The internet is littered with talk about the future of money. There’s fervor about how Universal Basic Income will solve all of our problems. There’s concern about what we’re all going to do for money when automation does away with our jobs. There’s vague talk about how post-scarcity is right around the corner and money soon won’t matter anymore. These statements indicate an incomplete understanding of what money is and how it works.
Money isn’t something separate from our labor with its own value. We’re not “getting money” like it’s a bag of gold, or a pat on the head, as a reward for powering through another week at work. Money is synonymous with our output. It is a token of our hours of labor. That’s why we can exchange it for the output of others; that’s what “buying” is. Consider the following thought experiment to reinforce this notion.
There’s roughly 150 million people in the US workforce. A $40,000 annual salary (the rough average) equals about $20/hour. That means every 40 hour week, the US workforce requires another $120 Billion in payroll. If dollars aren’t explicitly units of measure of our output, but instead are something separate, with their own inherent value apart from our labor, then we have a problem: Unless there is an absolutely astronomical amount of them already in existence, we drastically reduce the number of them available every week, which will drastically change their inherent value as there are substantially fewer of them left to earn each subsequent week.

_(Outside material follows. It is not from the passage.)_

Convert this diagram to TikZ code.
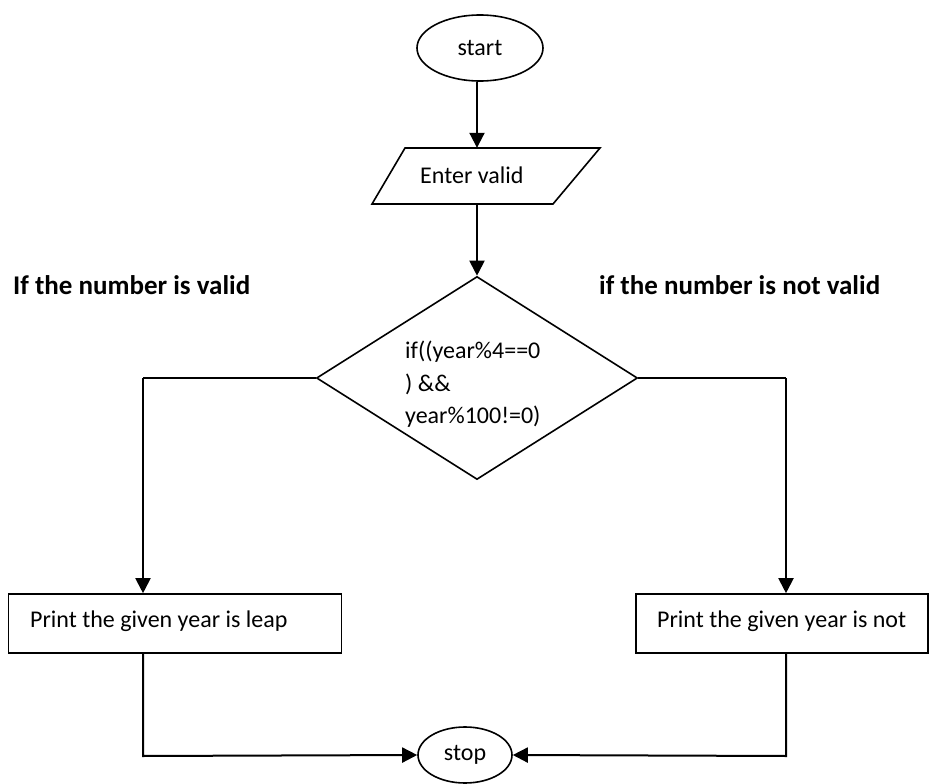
\documentclass[tikz,border=0pt]{standalone}
\usepackage{fontspec}
\setmainfont{Carlito}
\usetikzlibrary{shapes.geometric,arrows.meta}
\begin{document}
\begin{tikzpicture}[x=1pt,y=-1pt,
  every node/.style={font=\fontsize{24}{32.5}\selectfont},
  shape line/.style={draw=black,line width=1.6pt},
  terminal/.style={shape line,ellipse,inner sep=0pt},
  procbox/.style={shape line,rectangle,inner sep=0pt},
  txt/.style={inner sep=0pt,anchor=west},
  flow/.style={line width=2pt,-{Triangle[length=15pt,width=15pt]}},
  plain/.style={line width=2pt},
  lbl/.style={inner sep=0pt,anchor=west,font=\fontsize{27}{30}\selectfont\bfseries}]
\useasboundingbox (0,0) rectangle (930,784);

% terminals
\node[terminal,minimum width=126pt,minimum height=66pt] (start) at (480,48) {start};
\node[terminal,minimum width=94pt,minimum height=56pt] (stop) at (465,755) {stop};

% input parallelogram: outline drawn from its corners, an invisible box carries the name
\coordinate (inTL) at (405,148);
\coordinate (inTR) at (600,148);
\coordinate (inBR) at (553,204);
\coordinate (inBL) at (372,204);
\draw[shape line,line join=miter] (inTL) -- (inTR) -- (inBR) -- (inBL) -- cycle;
\node[inner sep=0pt,minimum width=228pt,minimum height=56pt] (in) at (486,176) {};
\node[txt] (intxt) at (420,175) {Enter valid};

% decision
\node[shape line,diamond,minimum width=321pt,minimum height=203pt,inner sep=0pt] (dec) at (477,378) {};
\node[inner sep=0pt,anchor=north west,align=left] (cond) at (405,341) {if((year\%4==0\\) \&\&\\year\%100!=0)};

% outputs
\node[procbox,minimum width=333pt,minimum height=59pt] (leap) at (175,623.5) {};
\node[txt] (leaptxt) at (30,621) {Print the given year is leap};
\node[procbox,minimum width=292pt,minimum height=59pt] (notleap) at (782,623.5) {};
\node[txt] (notleaptxt) at (657,621) {Print the given year is not};

% branch captions
\node[lbl] (yes) at (13,285) {If the number is valid};
\node[lbl] (no) at (599,285) {if the number is not valid};

% connectors
\draw[flow] (start.south -| 477,0) -- (477,0 |- in.north);
\draw[flow] (in.south -| 477,0) -- (dec.north);
\draw[plain] (dec.west) -- (143,378);
\draw[flow] (143,378) -- (143,0 |- leap.north);
\draw[plain] (dec.east) -- (786,378);
\draw[flow] (786,378) -- (786,0 |- notleap.north);
\draw[flow] (143,0 |- leap.south) -- (143,756) -- (stop.west);
\draw[flow] (786,0 |- notleap.south) -- (786,756) -- (stop.east);
\end{tikzpicture}
\end{document}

In response to this, many will say “But banks create money on the fly, out of thin air, every time they lend money”. True, that is exactly what they do. But given what we just established, it shouldn’t take a lot of thinking to realize that they are creating that money explicitly to cover the payroll of the country. Furthermore, they have to match the amount created with the amount required by payroll to avoid causing inflation or deflation. If you digest that for a minute, this reduces to “if the money supply has to be kept in synch with labor output, then money and labor are the same thing”.
You probably think I’m wrong, and I’d love to be shown what I’m missing, if anything. If a dollar isn’t a representation of labor, then just what is it? If it’s based on or tied to some other “thing”, then what does it say about that thing when every week, it’s suddenly worth 120 billion more dollars?